Prof Okeke-Agulu from Princeton University says the objects were looted from communal shrines in his native Anambra state, with the help of local conspirators.
He said they could not have been acquired legally because they were removed during the 1960s Biafran civil war, when the Igbo community attempted to secede from Nigeria.
“Growing up in Nigeria, we would pass by these destroyed and looted shrines and they would point to them, [saying] ‘these were the shrines that were looted and destroyed during the war,'” he told the BBC.
The historian believes the loss of these sculptures has meant that a key part of Igbo cultural identity has been lost for future generations. He accused Christie’s and other art collectors of “expropriation”.
“To pretend we don’t matter – what we think doesn’t matter – is for me a recast of the colonial arrogance that we are still dealing with in other parts of the African continent,” Prof Okeke-Agulu said.
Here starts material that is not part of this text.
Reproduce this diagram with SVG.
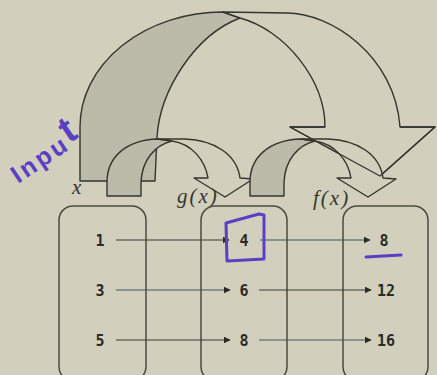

Could there be another explanation?
But art historian Professor Clifford Nwanna, from Nigeria’s Nnamdi Azikiwe University, says that more information is needed.
He says that in the past some local people chose to throw away some ritual objects or sell them.
This sometimes happened when people felt the object “was no longer potent” or stopped working as protection.
Prof Nwanna also points to the arrival of Christian missionaries in the area as another reason historically why some local people rendered the objects “as things that don’t have much value”.
“Some people were persuaded to do away with their gods, idols, and those statues,” he adds.
He said the onus should be on the local community to call for the return of the items:
“They need to make a claim for the objects… because legally the community are the people that have the highest interest.”
What does Christie’s say?
It has defended the auction.
“The auction house believes there is no evidence these statues were removed from their original location by someone who was not local to the area, or that the area they came from at the time they were acquired was part of the conflict at the time,” it said in a statement.
“Our understanding is that even prior to the conflict, local agents were trading in objects such as these and they were starting to circulate more widely,” it said.
It added that at no stage “has there been any suggestion that these statues were subject to improper export”.
How did the sculptures get to Paris?
According to Christie’s, the sculptures were acquired by Jacques Kerchache, a French art collector and a close adviser to former French President Jacques Chirac.
But the auction house says it believes Mr Kerchache didn’t travel to Nigeria in 1968/69 which suggests local agents were involved in initial trading, probably to Cameroon before shipment to Europe.